Memories from the set from script supervisor Angela Allen

What was your role on The Third Man?

I was the second unit continuity girl. Today the title continuity has become script supervisor. We did some day shots and then we were the sewer unit shooting plates down there. And if an actor was involved, Carol Reed always came over to direct it. Whether he’d been on night work or day work, he was 24 hours a day on it.

You’re watching all the details, and if the actor doesn’t do the same thing in the close-up as he did on the long shot, you have to tell the director. That is the job of the script girl, or boy, as it is now. You have to be very observant.

And you were just starting out in your career at the time? How old would you have been?

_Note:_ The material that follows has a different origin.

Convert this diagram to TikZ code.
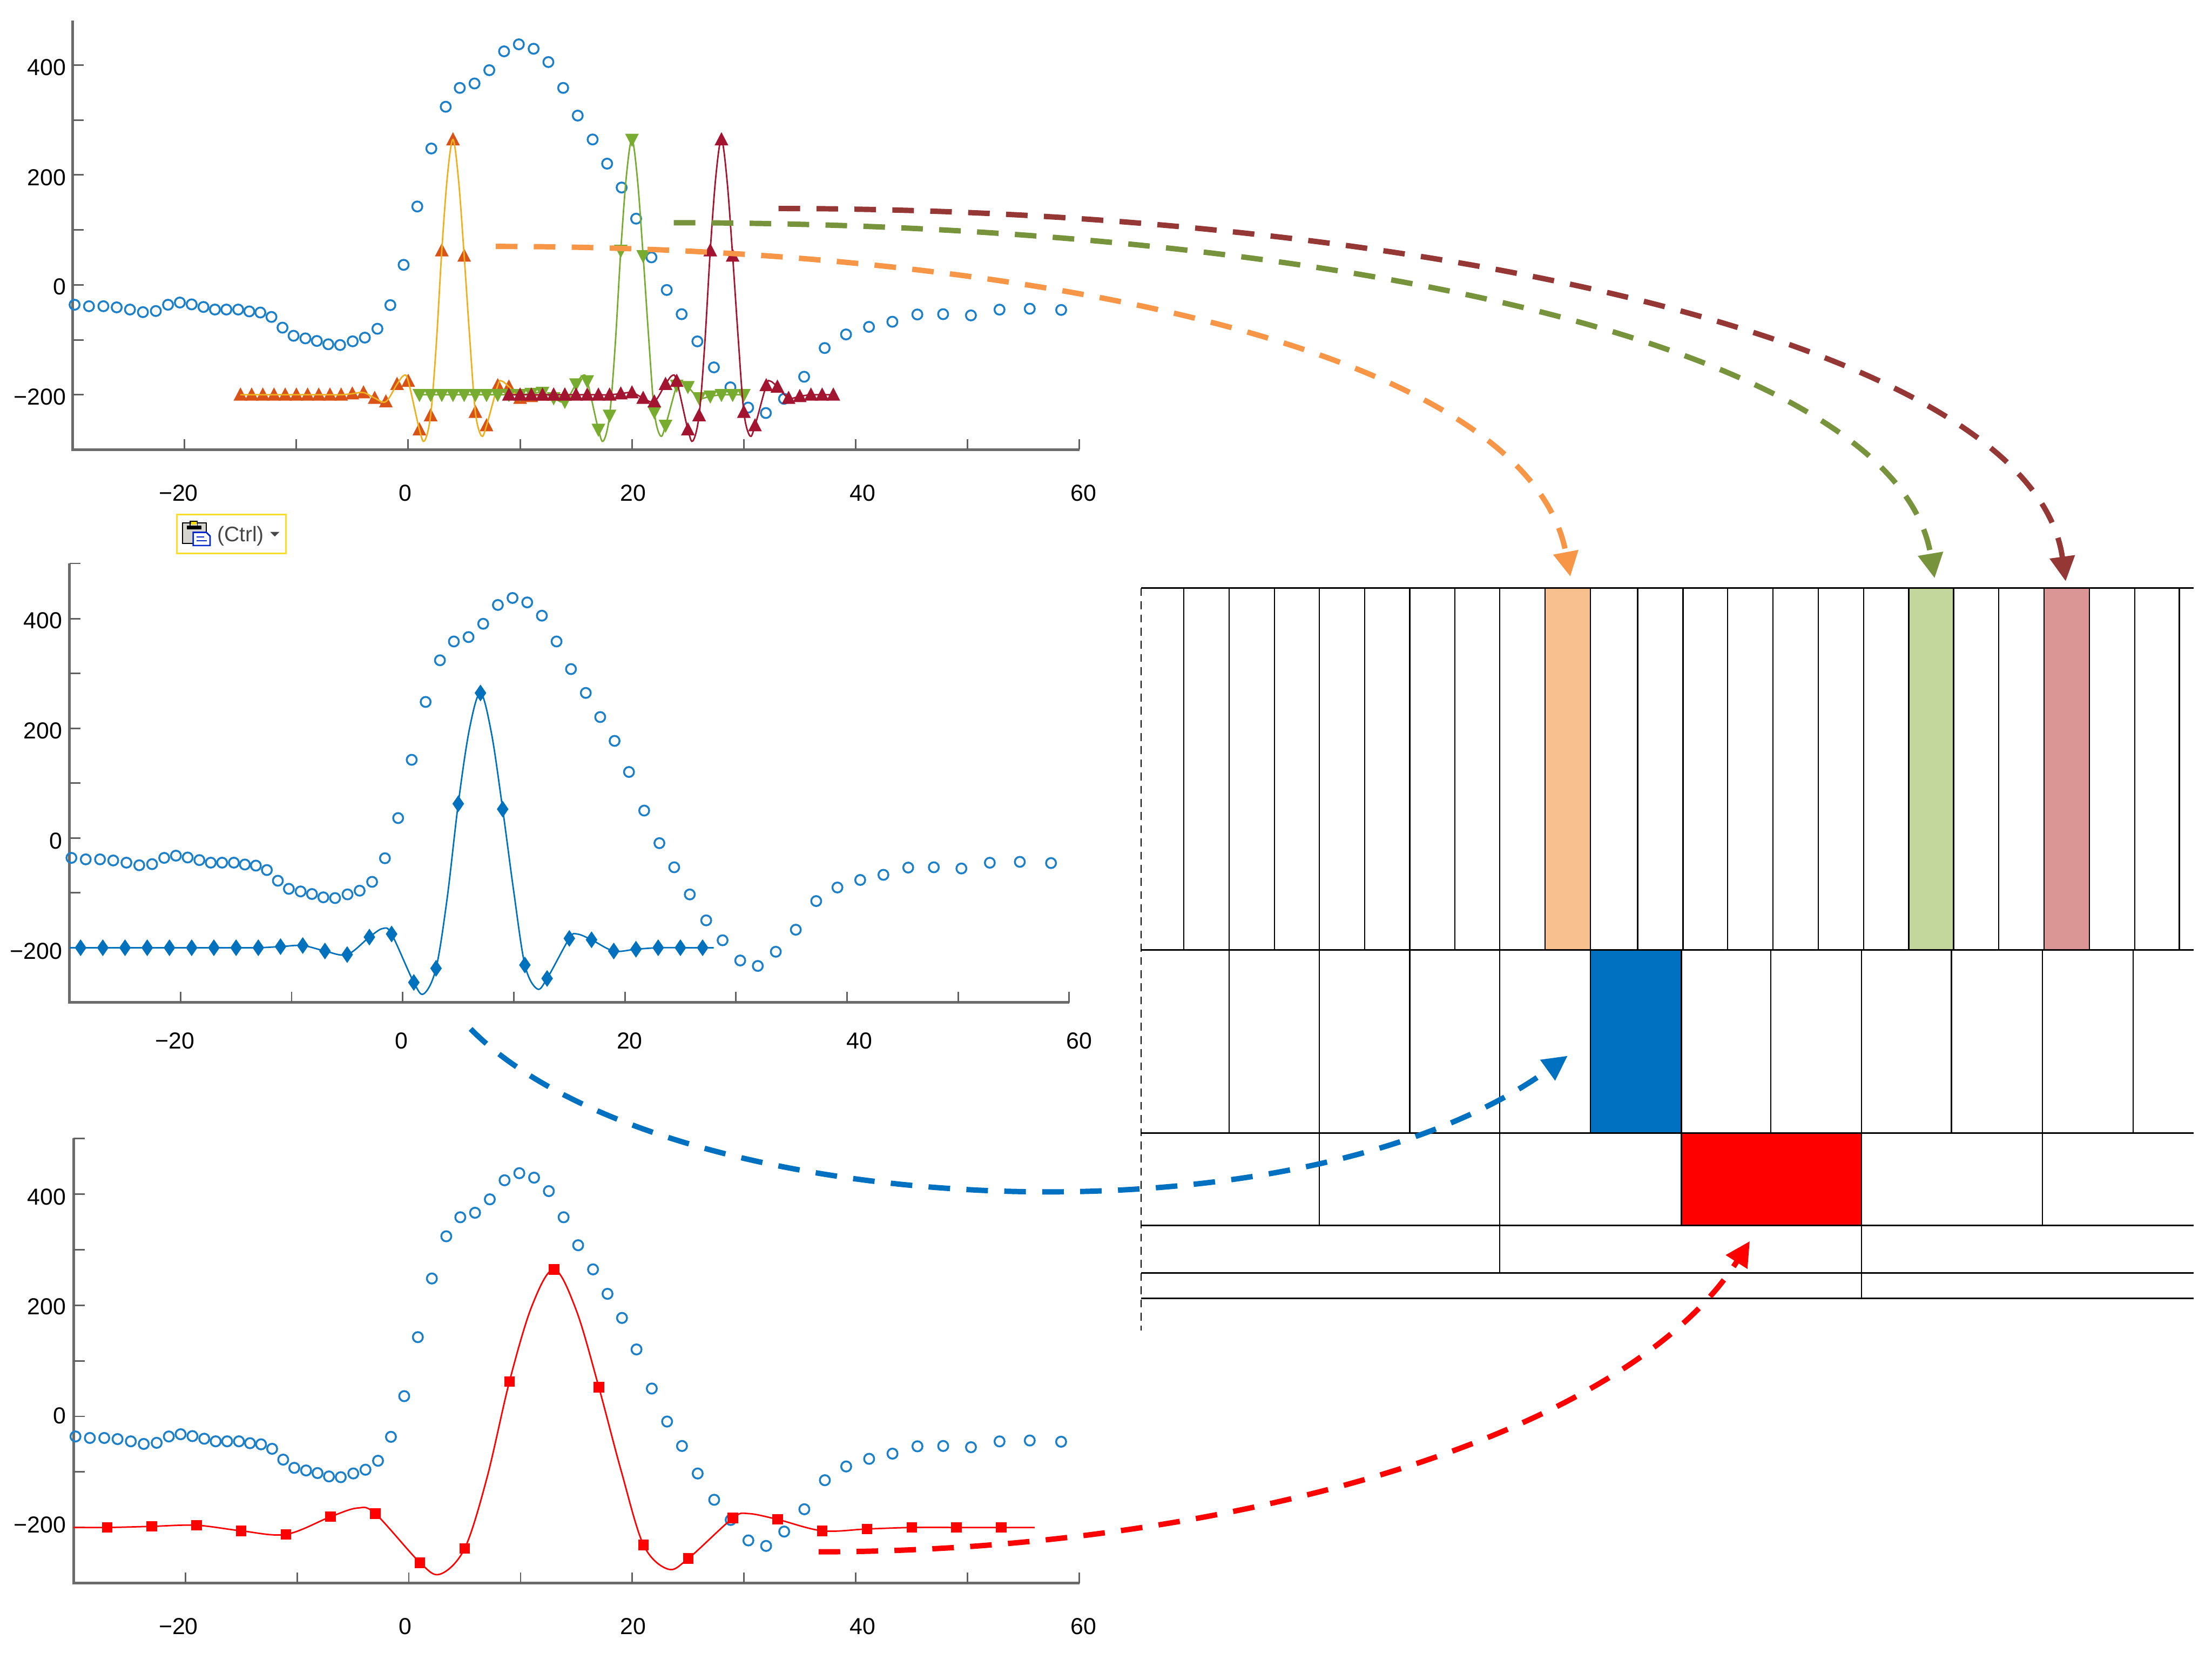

Nineteen, I think I was. I’d done three films at the Korda Studios, and I had done one and been asked back to be on the second unit. And as Carol Reed was a known director, it was quite a thrill for me to be offered that.

Did you sense that it was a special film in any way? Or was it just another project?

Nobody ever knows on any film that you work on that it’s going to be special and going to last. You always hope that it’s going to be a good film, or an enjoyable film for the audience, but you never know, including the director. I think that pertains to today. Nobody knows when they make a film how it’s going to be received.

You’ve worked with several other great directors, including John Huston and Sidney Lumet. Was there anything distinct that you recall about Carol Reed’s way of working?

Carol Reed was an incredibly hard worker. He knew exactly what he wanted. He would choose every setup and rehearse it, and his shots could be shorter than, say, John Huston’s style, which was rather different, involving long takes etc.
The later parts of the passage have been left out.